The data I've gotten so far supports my suspicion, so I'd like to take
this call to arms into a different mode of operation.
Anyone who hasn't replied so far, but wants to assist in this, I'd just
like you to confirm that the following holds for your system, too:
--
When using either POV-Ray v3.7 or v3.8.0-beta.1 (sic! I don't care about
beta.2 in this context), `datetime(now)` returns a string that matches
the current time as UTC (frequently referred to as "GMT", and being
equal to London local time when DST is not in effect), with a trailing
literal "Z" (which "happens" to be the ISO timezone code for UTC).
(please specify operating system, POV-Ray version and timezone when
replying.)
--
Unless someone reports otherwise, my preliminary verdict is as follows:
- There never was a bug in the first place (well, not this one anyway)
that would show on some _systems_ and not on others. Instead, there was
a bug that would show on some _versions_ of POV-Ray and not on others.
- `datetime()` and `now` had always been working exactly as intended and
documented, starting with its introduction in v3.7.0.0, until...
- it was actually borked by me in v3.8.0-alpha.10064268 when I rewrote
the code to use C++11 features instead of boost, to no longer require
the boost datetime library.
- The new code would instead have `now` report time since 2000-01-01
00:00 local time, instead of UTC, while `datetime` would continue to
expect UTC and thus printed a wrong time (and still explicitly claiming
it to be UTC). That time would happen to match local time, but only when
DST was not in effect (in the northern hemisphere; in the southern
hemisphere, the behavior regarding DST would presumably be the other way
round).
- With the rollback to earlier v3.8.0 code, we also switched back to the
properly working `now` code, so the bug was already absent again in
v3.8.0-beta.1; and my attempt to fix it in v3.8.0-beta.2 presumably did
nothing at all, except waste time (both mine in developing it and yours
in rendering scenes making use of `now`, which take a tiny bit longer to
parse with the "fix").
Crucially, this means that the borked behavior hasn't been around very
long (comparatively), so there isn't really much pressure to do anything
at all in the name of backward compatibility.
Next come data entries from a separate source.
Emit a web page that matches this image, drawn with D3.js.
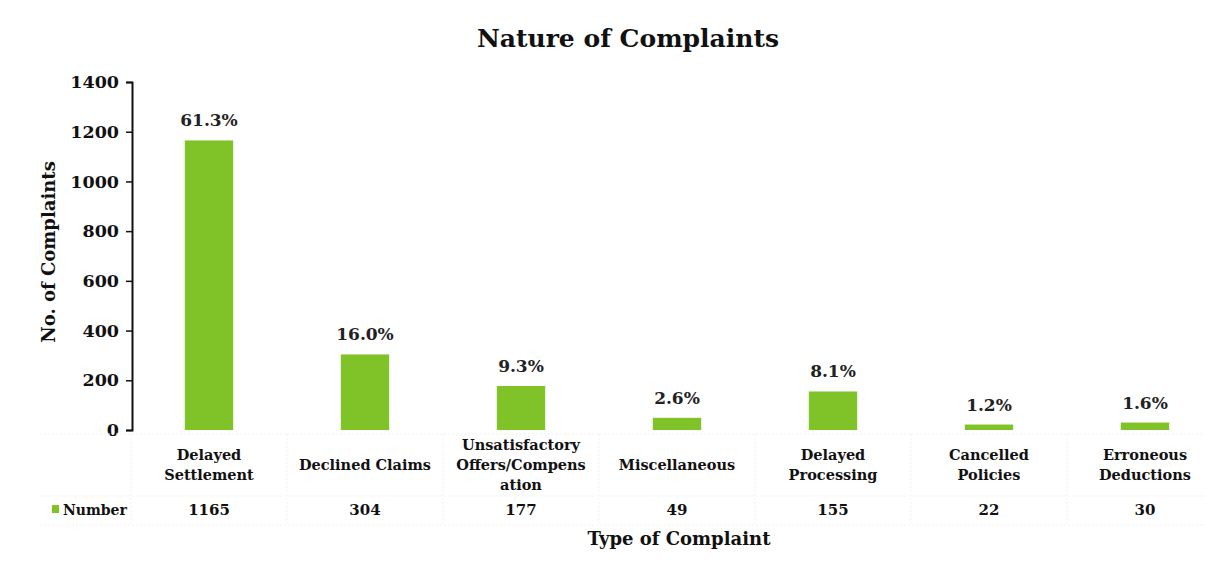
<!DOCTYPE html>
<html>
<head>
<meta charset="utf-8">
<script src="https://cdn.jsdelivr.net/npm/d3@7"></script>
<style>
  body { margin: 0; background: #fff; }
  svg { display: block; font-family: "DejaVu Serif", serif; }
</style>
</head>
<body>
<svg id="chart"></svg>
<script>
const categories = [
  ["Delayed", "Settlement"],
  ["Declined Claims"],
  ["Unsatisfactory", "Offers/Compens", "ation"],
  ["Miscellaneous"],
  ["Delayed", "Processing"],
  ["Cancelled", "Policies"],
  ["Erroneous", "Deductions"]
];
const numbers = [1165, 304, 177, 49, 155, 22, 30];
const percents = ["61.3%", "16.0%", "9.3%", "2.6%", "8.1%", "1.2%", "1.6%"];
const yTicks = [0, 200, 400, 600, 800, 1000, 1200, 1400];

const width = 1205;
const height = 575;
const green = "#80c329";

const svg = d3.select("#chart")
  .attr("width", width)
  .attr("height", height);

//scales
const x = d3.scaleBand()
  .domain(d3.range(categories.length))
  .range([131, 1223])
  .paddingInner(0.69)
  .paddingOuter(0.345);

const y = d3.scaleLinear()
  .domain([0, 1400])
  .range([430, 82]);

//title
svg.append("text")
  .attr("x", 628)
  .attr("y", 47)
  .attr("text-anchor", "middle")
  .attr("fill", "#111")
  .style("font-size", "25px")
  .style("font-weight", "bold")
  .text("Nature of Complaints");

//y axis
const yAxis = svg.append("g")
  .attr("transform", "translate(132,0)")
  .call(d3.axisLeft(y).tickValues(yTicks).tickSize(6).tickPadding(7).tickFormat(d3.format("d")));

yAxis.select(".domain").attr("stroke", "#111").attr("stroke-width", 2);
yAxis.selectAll(".tick line").attr("stroke", "#111").attr("stroke-width", 1.5);
yAxis.selectAll(".tick text")
  .attr("fill", "#111")
  .style("font-family", "DejaVu Serif, serif")
  .style("font-size", "17.5px")
  .style("font-weight", "bold");

svg.append("text")
  .attr("transform", "translate(55,252) rotate(-90)")
  .attr("text-anchor", "middle")
  .attr("fill", "#111")
  .style("font-size", "18px")
  .style("font-weight", "bold")
  .text("No. of Complaints");

//bars
svg.selectAll(".bar")
  .data(numbers)
  .enter()
  .append("rect")
    .attr("class", "bar")
    .attr("x", (d, i) => x(i))
    .attr("y", d => y(d))
    .attr("width", x.bandwidth())
    .attr("height", d => y(0) - y(d))
    .attr("fill", green);

//percent labels
svg.selectAll(".pct")
  .data(percents)
  .enter()
  .append("text")
    .attr("class", "pct")
    .attr("x", (d, i) => x(i) + x.bandwidth() / 2)
    .attr("y", (d, i) => y(numbers[i]) - 14)
    .attr("text-anchor", "middle")
    .attr("fill", "#222")
    .style("font-size", "17px")
    .style("font-weight", "600")
    .text(d => d);

//table grid (faint)
const grid = svg.append("g")
  .attr("stroke", "#f2f2f2")
  .attr("stroke-width", 1)
  .attr("stroke-dasharray", "2,2");

grid.selectAll(".hline")
  .data([434, 496, 525])
  .enter()
  .append("line")
    .attr("x1", 40)
    .attr("x2", width)
    .attr("y1", d => d)
    .attr("y2", d => d);

grid.selectAll(".vline")
  .data(d3.range(categories.length))
  .enter()
  .append("line")
    .attr("x1", i => x(i) - x.step() * x.paddingOuter())
    .attr("x2", i => x(i) - x.step() * x.paddingOuter())
    .attr("y1", 434)
    .attr("y2", 525);

//category labels
const cat = svg.selectAll(".cat")
  .data(categories)
  .enter()
  .append("text")
    .attr("class", "cat")
    .attr("text-anchor", "middle")
    .attr("fill", "#111")
    .style("font-size", "14.5px")
    .style("font-weight", "bold")
    .attr("transform", (d, i) => `translate(${x(i) + x.bandwidth() / 2},${470 - (d.length - 1) * 10})`);

cat.selectAll("tspan")
  .data(d => d)
  .enter()
  .append("tspan")
    .attr("x", 0)
    .attr("y", (d, j) => j * 20)
    .text(d => d);

//data table row
svg.append("rect")
  .attr("x", 52)
  .attr("y", 505)
  .attr("width", 7)
  .attr("height", 8)
  .attr("fill", green);

svg.append("text")
  .attr("x", 63)
  .attr("y", 515)
  .attr("fill", "#111")
  .style("font-size", "14px")
  .style("font-weight", "bold")
  .text("Number");

svg.selectAll(".num")
  .data(numbers)
  .enter()
  .append("text")
    .attr("class", "num")
    .attr("x", (d, i) => x(i) + x.bandwidth() / 2)
    .attr("y", 515)
    .attr("text-anchor", "middle")
    .attr("fill", "#111")
    .style("font-size", "15px")
    .style("font-weight", "bold")
    .text(d => d);

//x axis title
svg.append("text")
  .attr("x", 679)
  .attr("y", 545)
  .attr("text-anchor", "middle")
  .attr("fill", "#111")
  .style("font-size", "18px")
  .style("font-weight", "bold")
  .text("Type of Complaint");
</script>
</body>
</html>
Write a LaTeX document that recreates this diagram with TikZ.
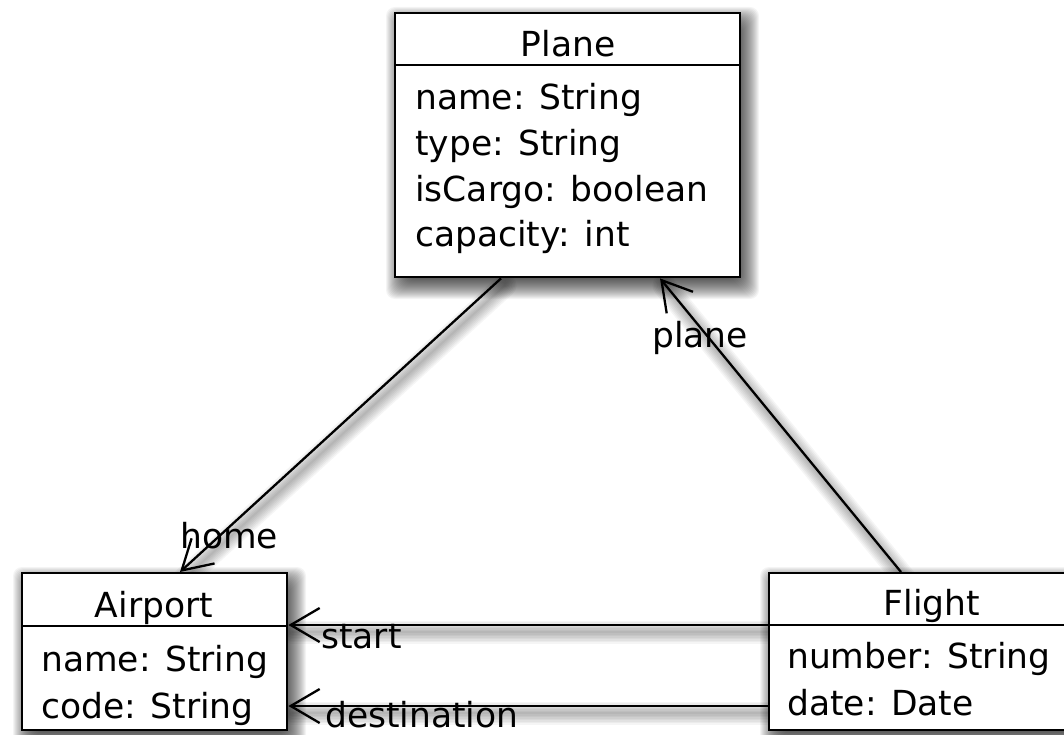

It also means that I can be reasonably sure that a solution which works
on my Windows machine will also work on your Lunix machines.
What's still left for me to do is:
* Investigate that other (probably entirely unrelated) problem regarding
DST when using a non-default format string in `datetime`, specifically
when using `%z` or `%Z` to display local timezone information.
* For convenience, provide a means for users to actually get a local
date out of `datetime` (and one that respects DST, for that matter).